Pictures are to be left out. Copy exactly the lines from the one containing "Write the React, TypeScript" to the one containing "Sans Mono', 'Liberation", both ends kept.
-- begin Supplied entries --
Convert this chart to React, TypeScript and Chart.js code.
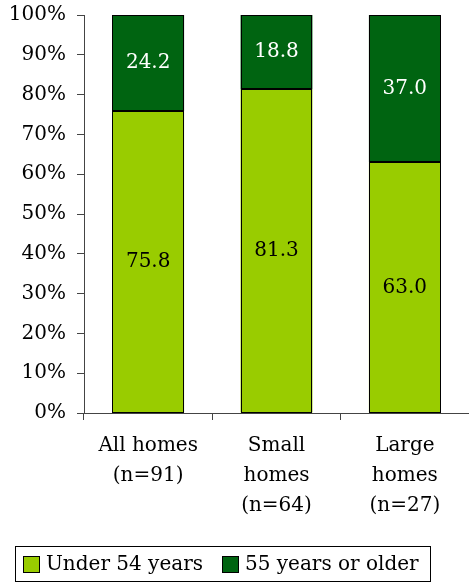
import React, { useEffect, useRef } from "react";
import { Chart, registerables } from "chart.js";

Chart.register(...registerables);

const categories: string[][] = [["All homes", "(n=91)"], ["Small", "homes", "(n=64)"], ["Large", "homes", "(n=27)"]];
const seriesNames = ["Under 54 years", "55 years or older"];
const under54 = [75.8, 81.3, 63.0];
const over55 = [24.2, 18.8, 37.0];
const yTicks = [0, 10, 20, 30, 40, 50, 60, 70, 80, 90, 100];

const LIGHT = "#99CC00";
const DARK = "#006411";
const FONT = "'DejaVu Serif', 'Liberation Serif', serif";

const dataLabels = {
  id: "dataLabels",
  afterDatasetsDraw(chart: any) {
    const ctx = chart.ctx;
    ctx.save();
    // crisp bar borders
    ctx.strokeStyle = "#000";
    ctx.lineWidth = 1;
    chart.data.datasets.forEach((_ds: any, i: number) => {
      const meta = chart.getDatasetMeta(i);
      meta.data.forEach((el: any) => {
        const l = Math.round(el.x - el.width / 2) + 0.5;
        const r = Math.round(el.x + el.width / 2) - 0.5;
        const t = Math.round(Math.min(el.y, el.base)) + 0.5;
        const b = Math.round(Math.max(el.y, el.base)) - 0.5;
        ctx.strokeRect(l, t, r - l, b - t);
      });
    });
    ctx.font = `20px ${FONT}`;
    ctx.textAlign = "center";
    ctx.textBaseline = "middle";
    chart.data.datasets.forEach((ds: any, i: number) => {
      const meta = chart.getDatasetMeta(i);
      meta.data.forEach((el: any, j: number) => {
        const v = ds.data[j];
        const y = (el.y + el.base) / 2;
        ctx.fillStyle = i === 0 ? "#000" : "#fff";
        ctx.fillText(v.toFixed(1), el.x, y);
      });
    });
    ctx.restore();
  },
};

const boxLegend = {
  id: "boxLegend",
  afterDraw(chart: any) {
    const ctx = chart.ctx;
    ctx.save();
    ctx.strokeStyle = "#000";
    ctx.lineWidth = 1;
    ctx.strokeRect(15.5, 546.5, 415, 35);
    ctx.font = `20px ${FONT}`;
    ctx.textBaseline = "middle";
    ctx.textAlign = "left";
    const cy = 565;
    const items = [
      { x: 23, color: LIGHT, text: seriesNames[0] },
      { x: 222, color: DARK, text: seriesNames[1] },
    ];
    items.forEach((it) => {
      ctx.fillStyle = it.color;
      ctx.fillRect(it.x + 0.5, cy - 8.5, 16, 16);
      ctx.strokeStyle = "#000";
      ctx.strokeRect(it.x + 0.5, cy - 8.5, 16, 16);
      ctx.fillStyle = "#000";
      ctx.fillText(it.text, it.x + 23, cy);
    });
    ctx.restore();
  },
};

export default function App() {
  const ref = useRef<HTMLCanvasElement>(null);
  useEffect(() => {
    document.body.style.margin = "0";
    const chart = new Chart(ref.current!, {
      type: "bar",
      data: {
        labels: categories,
        datasets: [
          {
            label: seriesNames[0],
            data: under54,
            backgroundColor: LIGHT,
            borderWidth: 0,
            categoryPercentage: 1,
            barPercentage: 0.56,
          },
          {
            label: seriesNames[1],
            data: over55,
            backgroundColor: DARK,
            borderWidth: 0,
            categoryPercentage: 1,
            barPercentage: 0.56,
          },
        ],
      },
      options: {
        animation: false,
        responsive: false,
        layout: { padding: { top: 15, right: 0, bottom: 51, left: 0 } },
        plugins: { legend: { display: false }, tooltip: { enabled: false } },
        scales: {
          x: {
            stacked: true,
            grid: { drawOnChartArea: false, tickLength: 7, color: "#444", offset: true },
            border: { color: "#444", width: 1 },
            ticks: { color: "#000", font: { family: FONT, size: 20, lineHeight: 1.5 }, padding: 11, maxRotation: 0, autoSkip: false },
            afterFit(scale: any) {
              scale.height = 120;
              scale.paddingLeft = 0;
              scale.paddingRight = 0;
            },
          },
          y: {
            stacked: true,
            min: 0,
            max: 100,
            afterBuildTicks(scale: any) {
              scale.ticks = yTicks.map((v) => ({ value: v }));
            },
            grid: { drawOnChartArea: false, tickLength: 7, color: "#444" },
            border: { color: "#444", width: 1 },
            ticks: {
              color: "#000",
              font: { family: FONT, size: 20 },
              padding: 11,
              callback: (v: any) => `${v}%`,
            },
            afterFit(scale: any) {
              scale.width = 84;
              scale.paddingTop = 0;
              scale.paddingBottom = 0;
            },
          },
        },
      },
      plugins: [dataLabels, boxLegend],
    });
    return () => chart.destroy();
  }, []);
  return <canvas ref={ref} width={469} height={584} style={{ display: "block" }} />;
}
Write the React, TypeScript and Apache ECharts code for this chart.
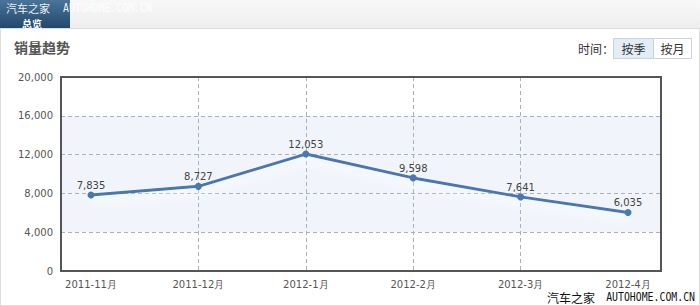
import React, { useEffect, useRef } from "react";
import * as echarts from "echarts";

const categories = ["2011-11月", "2011-12月", "2012-1月", "2012-2月", "2012-3月", "2012-4月"];
const sales = [7835, 8727, 12053, 9598, 7641, 6035];
const yMin = 0;
const yMax = 20000;
const yInterval = 4000;
const title = "销量趋势";
const tabText = "总览";
const watermarkCn = "汽车之家";
const watermarkEn = "AUTOHOME.COM.CN";
const timeLabel = "时间：";
const buttons = ["按季", "按月"];

const fmt = (v: number) => v.toLocaleString("en-US");
const LABEL_FONT = "'DejaVu Sans', Verdana, sans-serif";
const CJK = "'Noto Sans CJK SC', sans-serif";
const MONO = "'DejaVu Sans Mono', 'Liberation Mono', monospace";

export default function App() {
  const ref = useRef<HTMLDivElement>(null);
  useEffect(() => {
    const chart = echarts.init(ref.current!, null, { renderer: "svg" });
    const dashed = { color: "#a7b1c0", type: [4, 3], width: 1 };
    chart.setOption({
      animation: false,
      backgroundColor: "#ffffff",
      grid: [
        { left: 61, top: 77, width: 600, height: 194, show: true, borderWidth: 0, backgroundColor: "#ffffff" },
        { left: 91, top: 77, width: 537, height: 194 },
      ],
      xAxis: [
        { gridIndex: 0, type: "value", show: false, min: 0, max: 1 },
        {
          gridIndex: 1,
          type: "category",
          data: categories,
          boundaryGap: false,
          axisLine: { show: false },
          axisTick: { show: false },
          axisLabel: { color: "#555", fontSize: 10, fontFamily: LABEL_FONT, margin: 8 },
          splitLine: { show: true, showMinLine: false, showMaxLine: false, lineStyle: dashed },
        },
      ],
      yAxis: [
        {
          gridIndex: 0,
          type: "value",
          min: yMin,
          max: yMax,
          interval: yInterval,
          axisLine: { show: false },
          axisTick: { show: false },
          axisLabel: { color: "#555", fontSize: 10, fontFamily: LABEL_FONT, margin: 8, formatter: (v: number) => fmt(v) },
          splitLine: { show: true, showMinLine: false, showMaxLine: false, lineStyle: dashed },
          splitArea: {
            show: true,
            areaStyle: { color: ["#ffffff", "#f1f5fb", "#f1f5fb", "#f1f5fb", "#ffffff"] },
          },
        },
        { gridIndex: 1, type: "value", min: yMin, max: yMax, show: false },
      ],
      series: [
        {
          type: "line",
          xAxisIndex: 1,
          yAxisIndex: 1,
          data: sales,
          symbol: "circle",
          symbolSize: 7,
          itemStyle: { color: "#4a77b0" },
          lineStyle: {
            color: "#4a77b0",
            width: 3,
            shadowColor: "rgba(255,255,255,0.95)",
            shadowBlur: 10,
            shadowOffsetY: 6,
          },
          label: {
            show: true,
            position: "top",
            distance: 1,
            color: "#444",
            fontSize: 10,
            fontFamily: LABEL_FONT,
            formatter: (p: any) => fmt(p.value),
          },
          z: 5,
        },
      ],
      graphic: [
        { type: "rect", shape: { x: 0.5, y: 0.5, width: 699, height: 305 }, style: { fill: "none", stroke: "#dddddd", lineWidth: 1 }, z: 0 },
        { type: "rect", shape: { x: 61, y: 77, width: 600, height: 194 }, style: { fill: "none", stroke: "#555555", lineWidth: 2 }, z: 10 },
        {
          type: "rect",
          shape: { x: 0, y: 0, width: 700, height: 28 },
          style: {
            fill: new echarts.graphic.LinearGradient(0, 0, 0, 1, [
              { offset: 0, color: "#f8f8f8" },
              { offset: 1, color: "#eeeeee" },
            ]),
          },
          z: 1,
        },
        { type: "line", shape: { x1: 0, y1: 28.5, x2: 700, y2: 28.5 }, style: { stroke: "#dcdcdc", lineWidth: 1 }, z: 2 },
        {
          type: "rect",
          shape: { x: 0, y: 0, width: 70, height: 28 },
          style: {
            fill: new echarts.graphic.LinearGradient(0, 0, 0, 1, [
              { offset: 0, color: "#4a7499" },
              { offset: 1, color: "#23486b" },
            ]),
          },
          z: 2,
        },
        { type: "text", x: 22, y: 23, style: { text: tabText, fill: "#ffffff", font: `bold 10px ${CJK}`, verticalAlign: "middle" }, z: 3 },
        { type: "text", x: 6, y: 8, style: { text: watermarkCn, fill: "rgba(255,255,255,0.92)", font: `11px ${CJK}`, verticalAlign: "middle" }, z: 4 },
        { type: "text", x: 63, y: 8, scaleX: 0.82, style: { text: watermarkEn, fill: "rgba(255,255,255,0.95)", font: `12px ${MONO}`, verticalAlign: "middle" }, z: 4 },
        { type: "text", x: 14, y: 47, style: { text: title, fill: "#555555", font: `bold 14px ${CJK}`, verticalAlign: "middle" }, z: 3 },
        { type: "text", x: 578, y: 48, style: { text: timeLabel, fill: "#333333", font: `12px ${CJK}`, verticalAlign: "middle" }, z: 3 },
        { type: "rect", shape: { x: 613.5, y: 38.5, width: 40, height: 20 }, style: { fill: "#e2edf8", stroke: "#c9d2dd", lineWidth: 1 }, z: 3 },
        { type: "rect", shape: { x: 653.5, y: 38.5, width: 38, height: 20 }, style: { fill: "#ffffff", stroke: "#c9d2dd", lineWidth: 1 }, z: 3 },
        { type: "text", x: 633.5, y: 48.5, style: { text: buttons[0], fill: "#333333", font: `12px ${CJK}`, align: "center", verticalAlign: "middle" }, z: 4 },
        { type: "text", x: 672.5, y: 48.5, style: { text: buttons[1], fill: "#333333", font: `12px ${CJK}`, align: "center", verticalAlign: "middle" }, z: 4 },
        { type: "text", x: 595, y: 297, style: { text: watermarkCn, fill: "#111111", font: `12px ${CJK}`, align: "right", verticalAlign: "middle" }, z: 4 },
        { type: "text", x: 695, y: 297, scaleX: 0.82, originX: 0, style: { text: watermarkEn, fill: "#111111", font: `12px ${MONO}`, align: "right", verticalAlign: "middle" }, z: 4 },
      ],
    });
    return () => chart.dispose();
  }, []);
  return <div ref={ref} style={{ position: "fixed", left: 0, top: 0, width: 700, height: 306 }} />;
}
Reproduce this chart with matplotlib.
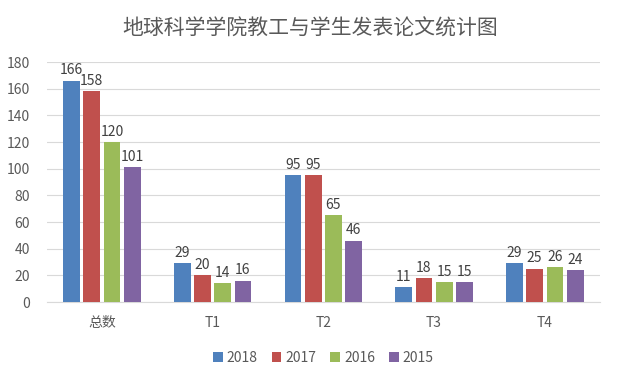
import numpy as np
import matplotlib.pyplot as plt

plt.rcParams['font.family'] = ['Noto Sans CJK SC', 'DejaVu Sans']

# 数据
categories = ['总数', 'T1', 'T2', 'T3', 'T4']
years = ['2018', '2017', '2016', '2015']
v2018 = [166, 29, 95, 11, 29]
v2017 = [158, 20, 95, 18, 25]
v2016 = [120, 14, 65, 15, 26]
v2015 = [101, 16, 46, 15, 24]
series = [v2018, v2017, v2016, v2015]
colors = ['#4F81BD', '#C0504D', '#9BBB59', '#8064A2']

txt = '#595959'

fig = plt.figure(figsize=(6.2, 3.81), dpi=100)
ax = fig.add_axes([0.075, 0.207, 0.893, 0.63])

x = np.arange(len(categories))
step = 0.183
width = 0.152
for i, (vals, c, yr) in enumerate(zip(series, colors, years)):
    pos = x + (i - 1.5) * step
    bars = ax.bar(pos, vals, width, color=c, label=yr, zorder=3)
    for b, v in zip(bars, vals):
        ax.text(b.get_x() + b.get_width() / 2, v + 2.5, str(v),
                ha='center', va='bottom', fontsize=10, color='#404040')

ax.set_xlim(-0.5, 4.5)
ax.set_ylim(0, 180)
ax.set_yticks(range(0, 181, 20))
ax.yaxis.grid(True, color='#d9d9d9', linewidth=0.8, zorder=0)
ax.set_xticks(x)
ax.set_xticklabels(categories)
ax.tick_params(axis='both', length=0, colors=txt, labelsize=10)
ax.tick_params(axis='x', pad=10)
ax.tick_params(axis='y', pad=12)
for s in ['top', 'right', 'left']:
    ax.spines[s].set_visible(False)
ax.spines['bottom'].set_color('#d9d9d9')

fig.text(0.5, 0.925, '地球科学学院教工与学生发表论文统计图', ha='center', va='center',
         fontsize=15, color=txt)

ax.legend(loc='upper center', bbox_to_anchor=(0.5, -0.15), ncol=4, frameon=False,
          handlelength=0.7, handleheight=0.7, handletextpad=0.3, columnspacing=1.0,
          fontsize=10, labelcolor=txt)

fig.savefig('out.png', dpi=100)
-- end Supplied entries --
Task response.
Write the React, TypeScript and Apache ECharts code for this chart.
import React, { useEffect, useRef } from "react";
import * as echarts from "echarts";

const categories = ["2011-11月", "2011-12月", "2012-1月", "2012-2月", "2012-3月", "2012-4月"];
const sales = [7835, 8727, 12053, 9598, 7641, 6035];
const yMin = 0;
const yMax = 20000;
const yInterval = 4000;
const title = "销量趋势";
const tabText = "总览";
const watermarkCn = "汽车之家";
const watermarkEn = "AUTOHOME.COM.CN";
const timeLabel = "时间：";
const buttons = ["按季", "按月"];

const fmt = (v: number) => v.toLocaleString("en-US");
const LABEL_FONT = "'DejaVu Sans', Verdana, sans-serif";
const CJK = "'Noto Sans CJK SC', sans-serif";
const MONO = "'DejaVu Sans Mono', 'Liberation Mono', monospace";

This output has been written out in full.